A school in Uvalde, Texas, soon before the holidays. Children full of hopes and dreams. A place of learning and safety. All suddenly shattered by the sounds of automatic gunfire and a shooter who killed 19 children and two teachers. The killer had used an AR-15 style assault rifle. As Vice-President, Kamala Harris, explained "”it was designed for a specific purpose: to kill a lot of human beings quickly. An assault weapon is a weapon of war, with no place, no place in a civil society." 

Yet firearms continue to have a central place in American society and its politics with no sign of any real change of direction regardless of the toll from these horrific events. The background statistics are well known but still incredulous for those who live in countries with tight gun controls. There are over 400 million guns owned by Americans, which breaks down as 120 firearms per 100 citizens. 

Such a heavily armed population sees guns as a bigger killer than car accidents, claiming some 45,000 American lives in the last year. A US Justice Department funded study found, prior to the Uvalde attack, that of all the mass shootings that took place between 1966 and 2019, more than half took place since 2000, with 20% of them occurring between 2010 and 2019. In the last five years of the study period, an average of 51 people died from mass shootings per year, compared with only eight people in the 1970s. 

Mass shootings are just the most high-profile consequence of having weapons of war proliferating in a country of peace. Their use in successful suicides, in situations of domestic violence and more controversially in how police use such weapons are the day-to-day story of a country where it is easier to get a gun than a driving license.  

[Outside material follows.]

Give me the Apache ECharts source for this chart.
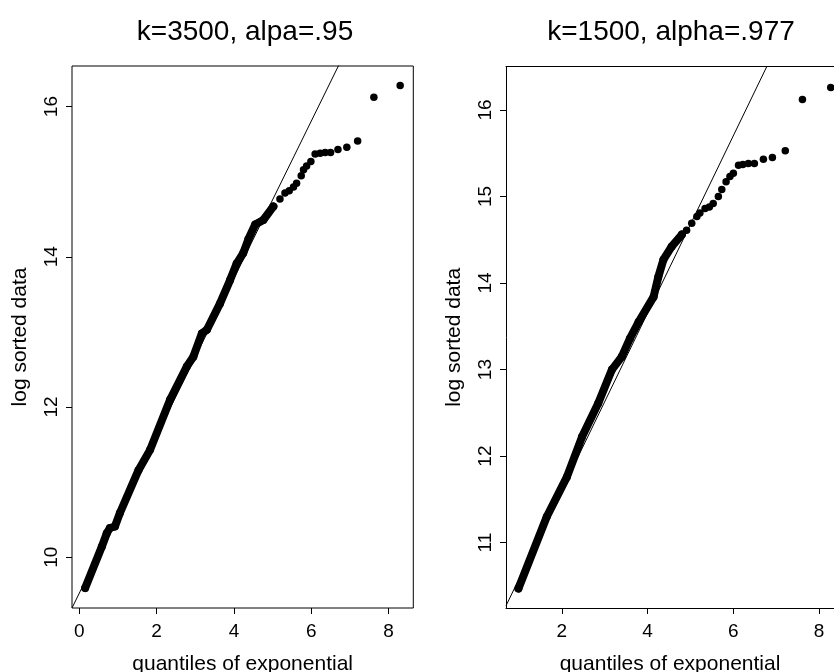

The statistics and the trends are clear, but so are the politics. The “gun lobby” are well funded, focused and feared. They can mobilise single issue voters at incredible effect despite national polling being disconnected from their liberal view of who should own what weapons. Macro attempts to do what countries like Australia have successfully done to reduce the number of guns in the public domain have barely been spoken about. Instead, political action has attempted to drill down on types of weapons or ammunition leading to little in the way of change.  

The arguments against ‘gun control’ are legion and seem centralised on both a defence of fundamental American freedoms and the practical point that the only thing that can stop a bad person with a gun is a good person with a gun. Gun sales spike following such mass shootings and Senator Ted Cruz made the argument that more children would die if you couldn’t buy assault weapons, explaining that “‘guns are used defensively to stop a crime between 500,000 and 1 million times every single year”. 

The hardening of bipartisan politics in America has meant that policies that grapple the firearms issue are more distant than ever. Instead, the debate has moved quickly on to how the local police handled the incident. The fact that mistakes were made and that armed guards failed to defend the school effectively and that police delayed entry into the school have sucked up much of the oxygen around the incident, understandably so in replace of repeating failed debates of the past.  

President Biden visited the site of the killing this week, it was his third visit to a mass shooting site since being elected. Whilst some commentators speculated that the horror of so many dead children could be a ‘tipping point’ around this issue in the US, the fact that soon after the Republican likely nominee for the next election, Donald Trump, made political hay from the issue shows how gridlocked it really remains.